Saturday, May 22, 2010

Sickness












Sickness - Mudlark
Self Abuse/Ninth Circle Music CD

Being a mudlark in London during the Industrial Revolution meant that you’d hit rock bottom. Scavenging the banks of the Thames at low tide, you did your best to avoid the rotting corpses, turds and other unsavory flotsam in the desperate hope of finding something to sell that would keep you alive for another day. Wading ankle deep, bare footed in a fetid, slimy, bacterial gloop meant that for you life just couldn’t get any worse.

And here’s a picture of a river bank on the sleeve and the insert finds various written edicts headed ‘scavenger’. I think you get the idea.

So a collection of hard to find Sickness items collated on to one easier to find disc that includes live material from the sixth Consumer Electronics show that if you needed a starting point for Sickness is where to go first; a murderers confession that detonates into a squall of harsh electronics thats as good an indicator of the mans work as anything I’ve heard.

Sickness’s strength lies in the control displayed throughout these 10 tracks.
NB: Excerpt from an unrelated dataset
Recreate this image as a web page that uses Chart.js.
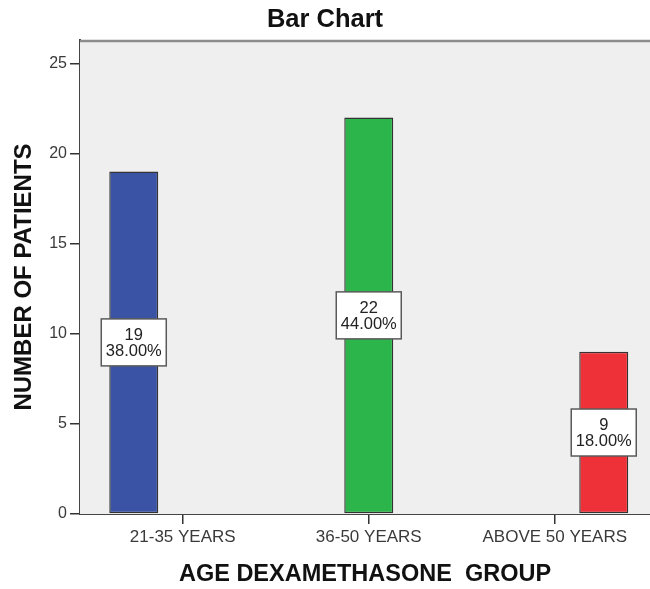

It’s noise Jim but its under control noise. Take the best bits of Government Alpha couple them with the noisier end of TNB and you have an approximation of what Sickness can really be about. Throw in the intelligent work ethos and the stunning live shows and you have one hard working geezer who knows exactly what he’s doing.

Through no fault of his own there was some kind of equipment failure during his 2007 No Fun set and never have I seen so many people at a gig so genuinely gutted. That he came back in 2008 opened the whole weekend and stomped all over the memory of that is testament to the mans mindset and the high esteem in which he’s held.

Buy this CD go straight to track ten ‘Everyone Dies Alone’ and hear how a noise track works in the hands of someone who knows what he’s doing; heavy breathing, silence, dry joint static, random eruptions, footsteps down a corridor. Perfect. Just don’t expect to find a copy on a river bank.